Leveling Delay in MS Project masks the resource critical path. Note that the critical path appears to be discontinuous. MS Project has computed the critical path correctly, taking Leveling Delay into account. But, there is phantom float. For example, task **2** does not have **4** days of total float. If the start of task **2** is delayed by one day, it will cause an over allocation of resource **2** between tasks **5** and **7** at time 36.

Figure 7. MS Project Standard leveling, without preemption or adjustment of resource assignments

The start vector of the MS Project leveling was used in a simulation to identify sets of resource paths that would explain possible resource allocation schemes. All of the sets of resource constraints generated from the sets of resource paths, when combined with the set of logical constraints, reduce to a single RCP, <**1,2,3,6,7,5,9,11,8,14,15,13**>, in this case. Arbitrarily joining one of the sets of resource constraints with the set of logical constraints and loading the combined constraints into MS Project yields the schedule in Figure 8. Note that the resource critical path does not involve Leveling Delay. The schedule is driven by the union of the logical and resource constraints. Also, there is no phantom float!
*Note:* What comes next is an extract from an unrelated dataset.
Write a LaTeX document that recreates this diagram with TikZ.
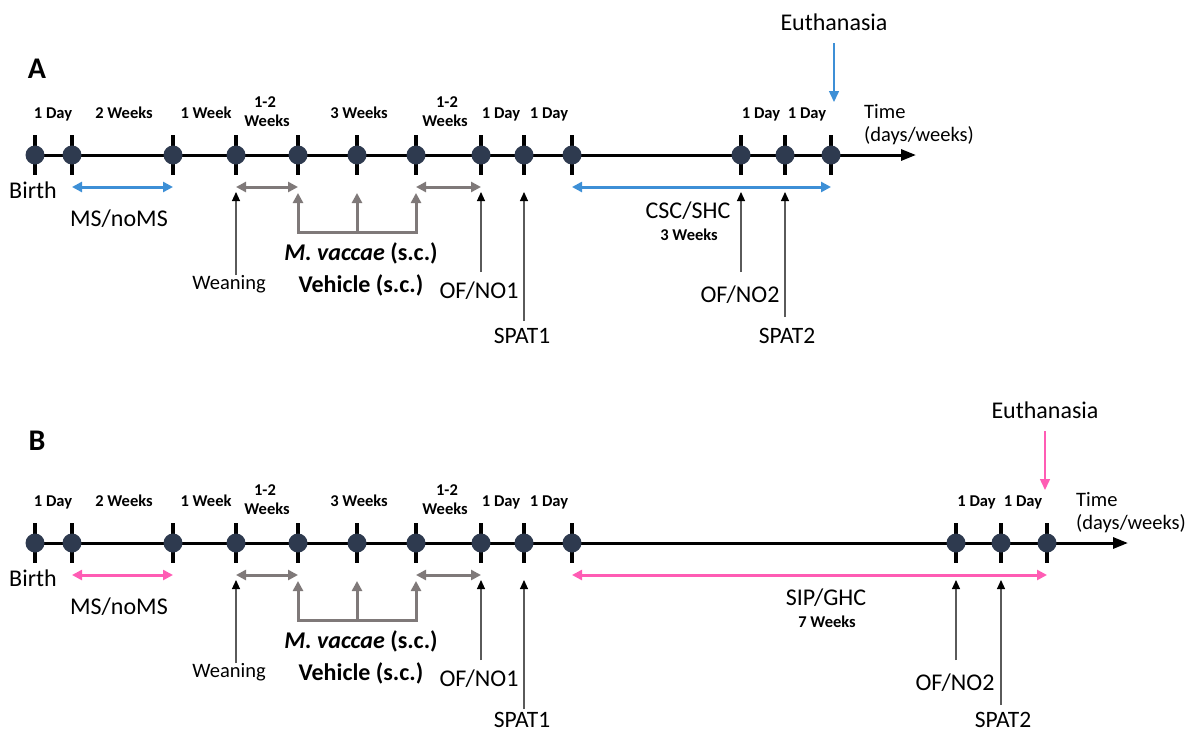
\documentclass[tikz,border=0pt]{standalone}
\usepackage{fontspec}
\setmainfont{Carlito}
\usetikzlibrary{arrows.meta,calc}
\definecolor{dotc}{HTML}{2E3A4F}
\definecolor{myblue}{HTML}{3D8FD6}
\definecolor{mypink}{HTML}{FF5CB4}
\definecolor{mygray}{HTML}{7F7979}
\definecolor{thinc}{HTML}{5A5A5A}
\begin{document}
\begin{tikzpicture}[x=1pt,y=-1pt,
  dot/.style={circle,fill=dotc,minimum size=19pt,inner sep=0pt},
  tickmark/.style={line width=4.5pt,black},
  axisline/.style={line width=3pt,-{Triangle[length=15pt,width=11pt]}},
  ival/.style={font=\fontsize{16.5}{18}\selectfont\bfseries,anchor=base,inner sep=0pt},
  lab/.style={font=\fontsize{24}{28}\selectfont,anchor=base,inner sep=0pt},
  labm/.style={font=\fontsize{20.5}{24}\selectfont,anchor=base,inner sep=0pt},
  panel/.style={font=\fontsize{30}{34}\selectfont\bfseries,anchor=base,inner sep=0pt},
  colarr/.style={line width=3pt,{Triangle[length=10pt,width=10pt]}-{Triangle[length=10pt,width=10pt]}},
  grayone/.style={draw=mygray,line width=3pt,-{Triangle[length=10pt,width=10pt]}},
  thinarr/.style={draw=thinc,line width=1.1pt,-{Triangle[length=9pt,width=8pt,color=black]}},
  eutharr/.style={line width=1.5pt,-{Triangle[length=11pt,width=10pt]}},
]
\useasboundingbox (0,0) rectangle (1191,731);

\node[panel] (pA) at (37,78) {A};
\node[panel] (pB) at (37,450) {B};

\foreach \p/\dy/\c/\xk/\xl/\xm/\xe/\eu/\spy in {a/0/myblue/741/785/831/916/834/343,b/388/mypink/956/1001/1047/1128/1045/339}{
\begin{scope}[yshift=-\dy pt]
  \coordinate (\p-start) at (35,155);
  \coordinate (\p-end) at (\xe,155);
  \draw[axisline] (\p-start) -- (\p-end);
  \foreach \i/\x in {1/35,2/72,3/173,4/236,5/298,6/357,7/416,8/481,9/524,10/572,11/\xk,12/\xl,13/\xm}{
    \draw[tickmark] (\x,135) -- (\x,175);
    \node[dot] (\p\i) at (\x,155) {};
  }
  % interval labels
  \node[ival] (\p-l1) at (53,118) {1 Day};
  \node[ival] (\p-l2) at (124,118) {2 Weeks};
  \node[ival] (\p-l3) at (206,118) {1 Week};
  \node[ival] (\p-l4a) at (265,107) {1-2};
  \node[ival] (\p-l4b) at (267,126) {Weeks};
  \node[ival] (\p-l5) at (359,118) {3 Weeks};
  \node[ival] (\p-l6a) at (447,107) {1-2};
  \node[ival] (\p-l6b) at (445,126) {Weeks};
  \node[ival] (\p-l7) at (501,118) {1 Day};
  \node[ival] (\p-l8) at (549,118) {1 Day};
  \node[ival] (\p-l9) at ({(\xk+\xl)/2-2},118) {1 Day};
  \node[ival] (\p-l10) at ({(\xl+\xm)/2-1},118) {1 Day};
  \node[labm,anchor=base west] (\p-time) at (\xe-52,118) {Time};
  \node[labm,anchor=base west] (\p-unit) at (\xe-52,141) {(days/weeks)};
  % euthanasia
  \node[lab] (\p-euth) at (\eu,30) {Euthanasia};
  \coordinate (\p-eutip) at (\eu,102);
  \draw[eutharr,draw=\c] (\p-euth.south |- 0,43) -- (\p-eutip);
  % below-line
  \node[lab] (\p-birth) at (33,198) {Birth};
  \node[lab] (\p-ms) at (119,226) {MS/noMS};
  \draw[colarr,draw=\c] ($(\p2)+(0,32)$) -- ($(\p3)+(0,32)$);
  \draw[colarr,draw=mygray] ($(\p4)+(0,32)$) -- ($(\p5)+(0,32)$);
  \draw[colarr,draw=mygray] ($(\p7)+(0,32)$) -- ($(\p8)+(0,32)$);
  \draw[colarr,draw=mygray,line join=miter] ($(\p5)+(0,38)$) -- ($(\p5)+(0,77)$) -- ($(\p7)+(0,77)$) -- ($(\p7)+(0,38)$);
  \draw[grayone] ($(\p6)+(0,77)$) -- ($(\p6)+(0,38)$);
  \node[labm] (\p-wean) at (229,289) {Weaning};
  \draw[thinarr] ($(\p4)+(0,120)$) -- ($(\p4)+(0,37)$);
  \node[lab] (\p-mv) at (361,260) {\bfseries\itshape M. vaccae\/ \upshape(s.c.)};
  \node[lab] (\p-veh) at (361,292) {\bfseries Vehicle (s.c.)};
  \node[lab] (\p-of1) at (479,298) {OF/NO1};
  \draw[thinarr] ($(\p8)+(0,117)$) -- ($(\p8)+(0,37)$);
  \node[lab,font=\fontsize{23.5}{28}\selectfont] (\p-sp1) at (522,\spy) {SPAT1};
  \draw[thinarr] ($(\p9)+(0,166)$) -- ($(\p9)+(0,37)$);
  \draw[colarr,draw=\c] ($(\p10)+(0,32)$) -- ($(\p13)+(0,32)$);
  \node[lab] (\p-of2) at (\xk-1,302) {OF/NO2};
  \draw[thinarr] ($(\p11)+(0,117)$) -- ($(\p11)+(0,37)$);
  \node[lab,font=\fontsize{23.5}{28}\selectfont] (\p-sp2) at (\xl+2,\spy) {SPAT2};
  \draw[thinarr] ($(\p12)+(0,162)$) -- ($(\p12)+(0,37)$);
\end{scope}
}

\node[lab] (a-cond) at (688,218) {CSC/SHC};
\node[ival] (a-cw) at (689,240) {3 Weeks};
\node[lab] (b-cond) at (826,605) {SIP/GHC};
\node[ival] (b-cw) at (827,627) {7 Weeks};
\end{tikzpicture}
\end{document}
Figure 8. Resource critical path for MS Project leveling, with resource constraints added to show the RCP

## Summary

There are several benefits to using simulation in resource leveling. By being able to visualize the distribution of resource-feasible schedule durations, the project manager has a better understanding of what leveling possibilities are. By simulating the schedule durations of resource-feasible schedules, the project manager can determine the likelihood of meeting a particular schedule duration. While the 74-day schedule may be optimal in terms of shortest resource-feasible schedule duration, an 83-day schedule is much more likely to be met given task duration variation that occurs as a schedule is executed.
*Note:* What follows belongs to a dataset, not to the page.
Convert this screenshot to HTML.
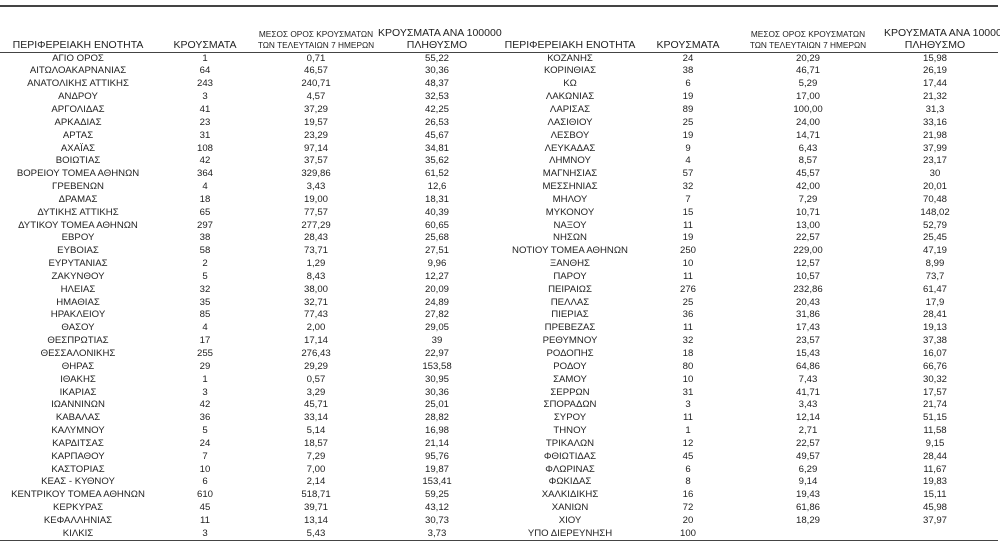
<!DOCTYPE html>
<html><head><meta charset="utf-8"><style>
body{margin:0;width:1000px;height:544px;background:#fff;overflow:hidden;position:relative;font-family:"Liberation Sans","DejaVu Sans",sans-serif;color:#222}
.ln{position:absolute;left:0;width:998px;background:#444}
table{position:absolute;left:0;top:52.6px;border-collapse:collapse;table-layout:fixed;font-size:9.6px}
td{padding:0;height:12.84px;line-height:12.84px;text-align:center;white-space:nowrap;overflow:visible}
.h{position:absolute;text-align:center;white-space:nowrap;font-size:10.5px;line-height:12px}
.s{font-size:8.3px;line-height:11px}
</style></head><body>
<div class="ln" style="top:5px;height:1.5px"></div>
<div class="ln" style="top:52px;height:1px"></div>
<div class="ln" style="top:539.5px;height:1.2px"></div>
<div class="h" style="left:0;width:156px;top:39px">ΠΕΡΙΦΕΡΕΙΑΚΗ ΕΝΟΤΗΤΑ</div>
<div class="h" style="left:156px;width:98px;top:39px">ΚΡΟΥΣΜΑΤΑ</div>
<div class="h s" style="left:254px;width:124px;top:29px">ΜΕΣΟΣ ΟΡΟΣ ΚΡΟΥΣΜΑΤΩΝ<br>ΤΩΝ ΤΕΛΕΥΤΑΙΩΝ 7 ΗΜΕΡΩΝ</div>
<div class="h" style="left:378px;width:118px;top:27px">ΚΡΟΥΣΜΑΤΑ ΑΝΑ 100000<br>ΠΛΗΘΥΣΜΟ</div>
<div class="h" style="left:496px;width:148px;top:39px">ΠΕΡΙΦΕΡΕΙΑΚΗ ΕΝΟΤΗΤΑ</div>
<div class="h" style="left:644px;width:88px;top:39px">ΚΡΟΥΣΜΑΤΑ</div>
<div class="h s" style="left:732px;width:152px;top:29px">ΜΕΣΟΣ ΟΡΟΣ ΚΡΟΥΣΜΑΤΩΝ<br>ΤΩΝ ΤΕΛΕΥΤΑΙΩΝ 7 ΗΜΕΡΩΝ</div>
<div class="h" style="left:884px;width:102px;top:27px">ΚΡΟΥΣΜΑΤΑ ΑΝΑ 100000<br>ΠΛΗΘΥΣΜΟ</div>
<table>
<colgroup><col style="width:156px"><col style="width:98px"><col style="width:124px"><col style="width:118px"><col style="width:148px"><col style="width:88px"><col style="width:152px"><col style="width:102px"></colgroup>
<tr><td>ΑΓΙΟ ΟΡΟΣ</td><td>1</td><td>0,71</td><td>55,22</td><td>ΚΟΖΑΝΗΣ</td><td>24</td><td>20,29</td><td>15,98</td></tr>
<tr><td>ΑΙΤΩΛΟΑΚΑΡΝΑΝΙΑΣ</td><td>64</td><td>46,57</td><td>30,36</td><td>ΚΟΡΙΝΘΙΑΣ</td><td>38</td><td>46,71</td><td>26,19</td></tr>
<tr><td>ΑΝΑΤΟΛΙΚΗΣ ΑΤΤΙΚΗΣ</td><td>243</td><td>240,71</td><td>48,37</td><td>ΚΩ</td><td>6</td><td>5,29</td><td>17,44</td></tr>
<tr><td>ΑΝΔΡΟΥ</td><td>3</td><td>4,57</td><td>32,53</td><td>ΛΑΚΩΝΙΑΣ</td><td>19</td><td>17,00</td><td>21,32</td></tr>
<tr><td>ΑΡΓΟΛΙΔΑΣ</td><td>41</td><td>37,29</td><td>42,25</td><td>ΛΑΡΙΣΑΣ</td><td>89</td><td>100,00</td><td>31,3</td></tr>
<tr><td>ΑΡΚΑΔΙΑΣ</td><td>23</td><td>19,57</td><td>26,53</td><td>ΛΑΣΙΘΙΟΥ</td><td>25</td><td>24,00</td><td>33,16</td></tr>
<tr><td>ΑΡΤΑΣ</td><td>31</td><td>23,29</td><td>45,67</td><td>ΛΕΣΒΟΥ</td><td>19</td><td>14,71</td><td>21,98</td></tr>
<tr><td>ΑΧΑΪΑΣ</td><td>108</td><td>97,14</td><td>34,81</td><td>ΛΕΥΚΑΔΑΣ</td><td>9</td><td>6,43</td><td>37,99</td></tr>
<tr><td>ΒΟΙΩΤΙΑΣ</td><td>42</td><td>37,57</td><td>35,62</td><td>ΛΗΜΝΟΥ</td><td>4</td><td>8,57</td><td>23,17</td></tr>
<tr><td>ΒΟΡΕΙΟΥ ΤΟΜΕΑ ΑΘΗΝΩΝ</td><td>364</td><td>329,86</td><td>61,52</td><td>ΜΑΓΝΗΣΙΑΣ</td><td>57</td><td>45,57</td><td>30</td></tr>
<tr><td>ΓΡΕΒΕΝΩΝ</td><td>4</td><td>3,43</td><td>12,6</td><td>ΜΕΣΣΗΝΙΑΣ</td><td>32</td><td>42,00</td><td>20,01</td></tr>
<tr><td>ΔΡΑΜΑΣ</td><td>18</td><td>19,00</td><td>18,31</td><td>ΜΗΛΟΥ</td><td>7</td><td>7,29</td><td>70,48</td></tr>
<tr><td>ΔΥΤΙΚΗΣ ΑΤΤΙΚΗΣ</td><td>65</td><td>77,57</td><td>40,39</td><td>ΜΥΚΟΝΟΥ</td><td>15</td><td>10,71</td><td>148,02</td></tr>
<tr><td>ΔΥΤΙΚΟΥ ΤΟΜΕΑ ΑΘΗΝΩΝ</td><td>297</td><td>277,29</td><td>60,65</td><td>ΝΑΞΟΥ</td><td>11</td><td>13,00</td><td>52,79</td></tr>
<tr><td>ΕΒΡΟΥ</td><td>38</td><td>28,43</td><td>25,68</td><td>ΝΗΣΩΝ</td><td>19</td><td>22,57</td><td>25,45</td></tr>
<tr><td>ΕΥΒΟΙΑΣ</td><td>58</td><td>73,71</td><td>27,51</td><td>ΝΟΤΙΟΥ ΤΟΜΕΑ ΑΘΗΝΩΝ</td><td>250</td><td>229,00</td><td>47,19</td></tr>
<tr><td>ΕΥΡΥΤΑΝΙΑΣ</td><td>2</td><td>1,29</td><td>9,96</td><td>ΞΑΝΘΗΣ</td><td>10</td><td>12,57</td><td>8,99</td></tr>
<tr><td>ΖΑΚΥΝΘΟΥ</td><td>5</td><td>8,43</td><td>12,27</td><td>ΠΑΡΟΥ</td><td>11</td><td>10,57</td><td>73,7</td></tr>
<tr><td>ΗΛΕΙΑΣ</td><td>32</td><td>38,00</td><td>20,09</td><td>ΠΕΙΡΑΙΩΣ</td><td>276</td><td>232,86</td><td>61,47</td></tr>
<tr><td>ΗΜΑΘΙΑΣ</td><td>35</td><td>32,71</td><td>24,89</td><td>ΠΕΛΛΑΣ</td><td>25</td><td>20,43</td><td>17,9</td></tr>
<tr><td>ΗΡΑΚΛΕΙΟΥ</td><td>85</td><td>77,43</td><td>27,82</td><td>ΠΙΕΡΙΑΣ</td><td>36</td><td>31,86</td><td>28,41</td></tr>
<tr><td>ΘΑΣΟΥ</td><td>4</td><td>2,00</td><td>29,05</td><td>ΠΡΕΒΕΖΑΣ</td><td>11</td><td>17,43</td><td>19,13</td></tr>
<tr><td>ΘΕΣΠΡΩΤΙΑΣ</td><td>17</td><td>17,14</td><td>39</td><td>ΡΕΘΥΜΝΟΥ</td><td>32</td><td>23,57</td><td>37,38</td></tr>
<tr><td>ΘΕΣΣΑΛΟΝΙΚΗΣ</td><td>255</td><td>276,43</td><td>22,97</td><td>ΡΟΔΟΠΗΣ</td><td>18</td><td>15,43</td><td>16,07</td></tr>
<tr><td>ΘΗΡΑΣ</td><td>29</td><td>29,29</td><td>153,58</td><td>ΡΟΔΟΥ</td><td>80</td><td>64,86</td><td>66,76</td></tr>
<tr><td>ΙΘΑΚΗΣ</td><td>1</td><td>0,57</td><td>30,95</td><td>ΣΑΜΟΥ</td><td>10</td><td>7,43</td><td>30,32</td></tr>
<tr><td>ΙΚΑΡΙΑΣ</td><td>3</td><td>3,29</td><td>30,36</td><td>ΣΕΡΡΩΝ</td><td>31</td><td>41,71</td><td>17,57</td></tr>
<tr><td>ΙΩΑΝΝΙΝΩΝ</td><td>42</td><td>45,71</td><td>25,01</td><td>ΣΠΟΡΑΔΩΝ</td><td>3</td><td>3,43</td><td>21,74</td></tr>
<tr><td>ΚΑΒΑΛΑΣ</td><td>36</td><td>33,14</td><td>28,82</td><td>ΣΥΡΟΥ</td><td>11</td><td>12,14</td><td>51,15</td></tr>
<tr><td>ΚΑΛΥΜΝΟΥ</td><td>5</td><td>5,14</td><td>16,98</td><td>ΤΗΝΟΥ</td><td>1</td><td>2,71</td><td>11,58</td></tr>
<tr><td>ΚΑΡΔΙΤΣΑΣ</td><td>24</td><td>18,57</td><td>21,14</td><td>ΤΡΙΚΑΛΩΝ</td><td>12</td><td>22,57</td><td>9,15</td></tr>
<tr><td>ΚΑΡΠΑΘΟΥ</td><td>7</td><td>7,29</td><td>95,76</td><td>ΦΘΙΩΤΙΔΑΣ</td><td>45</td><td>49,57</td><td>28,44</td></tr>
<tr><td>ΚΑΣΤΟΡΙΑΣ</td><td>10</td><td>7,00</td><td>19,87</td><td>ΦΛΩΡΙΝΑΣ</td><td>6</td><td>6,29</td><td>11,67</td></tr>
<tr><td>ΚΕΑΣ - ΚΥΘΝΟΥ</td><td>6</td><td>2,14</td><td>153,41</td><td>ΦΩΚΙΔΑΣ</td><td>8</td><td>9,14</td><td>19,83</td></tr>
<tr><td>ΚΕΝΤΡΙΚΟΥ ΤΟΜΕΑ ΑΘΗΝΩΝ</td><td>610</td><td>518,71</td><td>59,25</td><td>ΧΑΛΚΙΔΙΚΗΣ</td><td>16</td><td>19,43</td><td>15,11</td></tr>
<tr><td>ΚΕΡΚΥΡΑΣ</td><td>45</td><td>39,71</td><td>43,12</td><td>ΧΑΝΙΩΝ</td><td>72</td><td>61,86</td><td>45,98</td></tr>
<tr><td>ΚΕΦΑΛΛΗΝΙΑΣ</td><td>11</td><td>13,14</td><td>30,73</td><td>ΧΙΟΥ</td><td>20</td><td>18,29</td><td>37,97</td></tr>
<tr><td>ΚΙΛΚΙΣ</td><td>3</td><td>5,43</td><td>3,73</td><td>ΥΠΟ ΔΙΕΡΕΥΝΗΣΗ</td><td>100</td><td></td><td></td></tr>
</table>
</body></html>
The ultimate benefit is being able to identify the combination of RCP’s associated with a unique resource-feasible schedule. As seen in the last figures, the leveled schedules are being driven by resource constraints, in addition to the task duration and logical constraints of the traditional critical path analysis.

Further, this method resolves the issue with phantom float that exists in resource leveled schedules. Traditional backward-pass calculations cannot properly identify float in the leveled schedule due to the ambiguity involved in identifying which resource caused a leveling delay. Here, simulation is used to explore possible resource allocation schemes for a particular resource-feasible schedule. Then, the set of resource constraints derived from a set of resource paths can be reduced to a set of RCP combinations for a given resource-feasible schedule.